──────── Input

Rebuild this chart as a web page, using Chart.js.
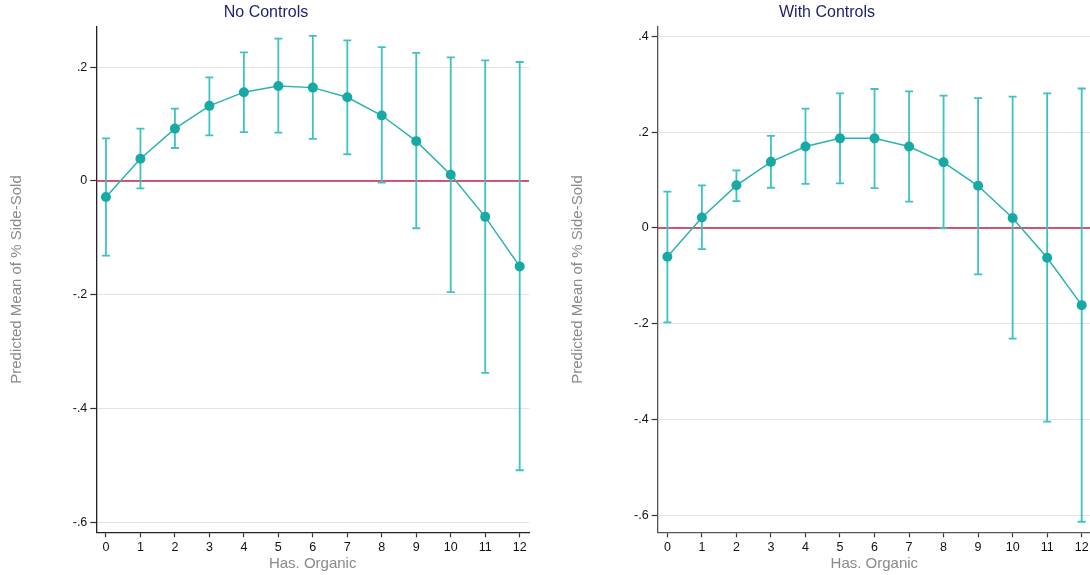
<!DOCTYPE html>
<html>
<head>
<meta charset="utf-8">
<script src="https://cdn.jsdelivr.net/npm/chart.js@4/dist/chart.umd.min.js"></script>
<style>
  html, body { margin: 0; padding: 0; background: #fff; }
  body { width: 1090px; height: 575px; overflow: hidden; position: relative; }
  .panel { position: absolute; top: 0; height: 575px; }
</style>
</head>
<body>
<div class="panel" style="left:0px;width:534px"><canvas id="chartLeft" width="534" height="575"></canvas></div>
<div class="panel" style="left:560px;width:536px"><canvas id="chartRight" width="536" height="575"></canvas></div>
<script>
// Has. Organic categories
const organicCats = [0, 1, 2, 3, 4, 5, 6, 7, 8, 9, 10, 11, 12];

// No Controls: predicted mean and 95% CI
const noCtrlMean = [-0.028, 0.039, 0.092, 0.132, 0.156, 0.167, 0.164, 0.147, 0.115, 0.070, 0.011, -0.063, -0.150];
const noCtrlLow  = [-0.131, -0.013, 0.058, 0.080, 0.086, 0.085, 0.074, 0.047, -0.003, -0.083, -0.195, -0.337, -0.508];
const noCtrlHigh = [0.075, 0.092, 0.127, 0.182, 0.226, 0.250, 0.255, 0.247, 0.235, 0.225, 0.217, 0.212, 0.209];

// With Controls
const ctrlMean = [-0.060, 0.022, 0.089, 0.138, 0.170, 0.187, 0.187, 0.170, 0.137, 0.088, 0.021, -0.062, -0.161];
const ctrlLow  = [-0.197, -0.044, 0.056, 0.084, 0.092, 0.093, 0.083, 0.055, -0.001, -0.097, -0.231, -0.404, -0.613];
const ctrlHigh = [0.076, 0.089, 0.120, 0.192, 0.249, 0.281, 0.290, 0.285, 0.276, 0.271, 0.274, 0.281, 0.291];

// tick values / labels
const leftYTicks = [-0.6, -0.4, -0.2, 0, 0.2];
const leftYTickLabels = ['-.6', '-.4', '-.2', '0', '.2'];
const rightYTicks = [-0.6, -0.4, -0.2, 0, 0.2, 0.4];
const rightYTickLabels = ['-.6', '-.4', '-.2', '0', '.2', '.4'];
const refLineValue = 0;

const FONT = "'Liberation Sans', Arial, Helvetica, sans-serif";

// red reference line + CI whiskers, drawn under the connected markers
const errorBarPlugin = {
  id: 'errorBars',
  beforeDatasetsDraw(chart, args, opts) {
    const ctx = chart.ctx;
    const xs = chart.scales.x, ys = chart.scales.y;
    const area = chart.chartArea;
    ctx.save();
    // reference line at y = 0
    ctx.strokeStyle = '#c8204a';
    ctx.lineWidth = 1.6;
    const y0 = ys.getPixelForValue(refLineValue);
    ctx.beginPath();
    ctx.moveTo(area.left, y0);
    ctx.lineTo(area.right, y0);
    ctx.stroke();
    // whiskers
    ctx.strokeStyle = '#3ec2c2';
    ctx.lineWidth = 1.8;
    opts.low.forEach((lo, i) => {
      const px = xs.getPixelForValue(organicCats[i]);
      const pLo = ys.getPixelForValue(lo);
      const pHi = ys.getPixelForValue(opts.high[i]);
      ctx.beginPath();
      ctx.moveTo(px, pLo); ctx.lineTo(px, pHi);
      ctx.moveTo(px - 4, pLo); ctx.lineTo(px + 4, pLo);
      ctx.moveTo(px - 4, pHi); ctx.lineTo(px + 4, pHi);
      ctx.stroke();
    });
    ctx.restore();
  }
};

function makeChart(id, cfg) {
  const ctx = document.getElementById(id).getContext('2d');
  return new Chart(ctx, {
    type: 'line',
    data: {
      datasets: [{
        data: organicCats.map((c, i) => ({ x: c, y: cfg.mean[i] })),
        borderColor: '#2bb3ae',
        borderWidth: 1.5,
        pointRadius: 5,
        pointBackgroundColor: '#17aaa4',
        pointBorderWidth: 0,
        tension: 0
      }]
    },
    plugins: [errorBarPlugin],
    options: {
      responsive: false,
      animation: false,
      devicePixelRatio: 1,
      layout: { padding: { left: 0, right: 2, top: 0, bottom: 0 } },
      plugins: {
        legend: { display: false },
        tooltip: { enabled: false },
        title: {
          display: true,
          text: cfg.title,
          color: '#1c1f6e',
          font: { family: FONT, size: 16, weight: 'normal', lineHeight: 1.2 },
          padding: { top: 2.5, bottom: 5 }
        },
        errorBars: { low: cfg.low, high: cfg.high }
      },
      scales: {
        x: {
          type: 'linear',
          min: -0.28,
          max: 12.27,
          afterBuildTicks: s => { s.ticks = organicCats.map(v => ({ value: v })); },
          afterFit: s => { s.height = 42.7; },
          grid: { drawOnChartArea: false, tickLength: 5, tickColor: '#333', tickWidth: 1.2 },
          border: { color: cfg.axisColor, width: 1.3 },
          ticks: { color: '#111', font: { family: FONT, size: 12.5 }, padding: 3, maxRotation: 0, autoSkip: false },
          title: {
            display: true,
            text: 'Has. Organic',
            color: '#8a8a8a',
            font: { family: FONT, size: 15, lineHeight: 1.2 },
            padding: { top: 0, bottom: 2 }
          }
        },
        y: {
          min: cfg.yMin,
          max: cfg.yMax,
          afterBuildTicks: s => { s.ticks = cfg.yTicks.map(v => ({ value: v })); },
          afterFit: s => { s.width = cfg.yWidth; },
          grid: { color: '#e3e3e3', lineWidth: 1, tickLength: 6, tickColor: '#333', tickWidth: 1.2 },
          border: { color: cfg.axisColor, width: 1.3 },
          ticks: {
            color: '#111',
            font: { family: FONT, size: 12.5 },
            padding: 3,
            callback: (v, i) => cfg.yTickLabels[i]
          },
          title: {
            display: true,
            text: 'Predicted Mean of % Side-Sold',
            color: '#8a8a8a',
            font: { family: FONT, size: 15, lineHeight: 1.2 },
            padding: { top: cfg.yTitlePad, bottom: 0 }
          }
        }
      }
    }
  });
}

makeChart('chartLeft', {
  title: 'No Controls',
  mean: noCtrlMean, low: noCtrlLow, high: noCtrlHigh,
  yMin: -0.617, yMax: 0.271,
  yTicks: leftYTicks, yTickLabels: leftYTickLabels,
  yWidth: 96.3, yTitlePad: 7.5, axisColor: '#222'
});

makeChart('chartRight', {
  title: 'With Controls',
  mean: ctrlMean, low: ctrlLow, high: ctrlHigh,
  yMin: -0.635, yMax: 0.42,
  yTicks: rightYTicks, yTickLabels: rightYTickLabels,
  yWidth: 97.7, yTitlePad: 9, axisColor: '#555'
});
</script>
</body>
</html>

────────────────
──────── Input

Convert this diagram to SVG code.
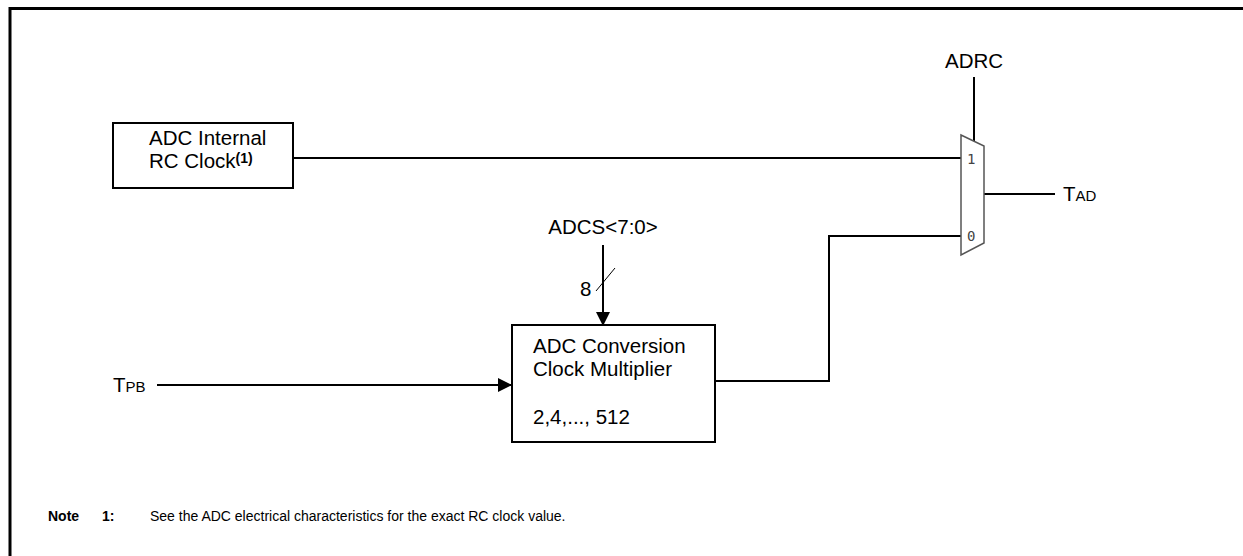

────────────────

Aim: Skip all pictures. Output only the lines from the one containing "Rebuild this chart" to the one containing "10, 11, 12];", both lines included.

Finished exercise:
Rebuild this chart as a web page, using Chart.js.
<!DOCTYPE html>
<html>
<head>
<meta charset="utf-8">
<script src="https://cdn.jsdelivr.net/npm/chart.js@4/dist/chart.umd.min.js"></script>
<style>
  html, body { margin: 0; padding: 0; background: #fff; }
  body { width: 1090px; height: 575px; overflow: hidden; position: relative; }
  .panel { position: absolute; top: 0; height: 575px; }
</style>
</head>
<body>
<div class="panel" style="left:0px;width:534px"><canvas id="chartLeft" width="534" height="575"></canvas></div>
<div class="panel" style="left:560px;width:536px"><canvas id="chartRight" width="536" height="575"></canvas></div>
<script>
// Has. Organic categories
const organicCats = [0, 1, 2, 3, 4, 5, 6, 7, 8, 9, 10, 11, 12];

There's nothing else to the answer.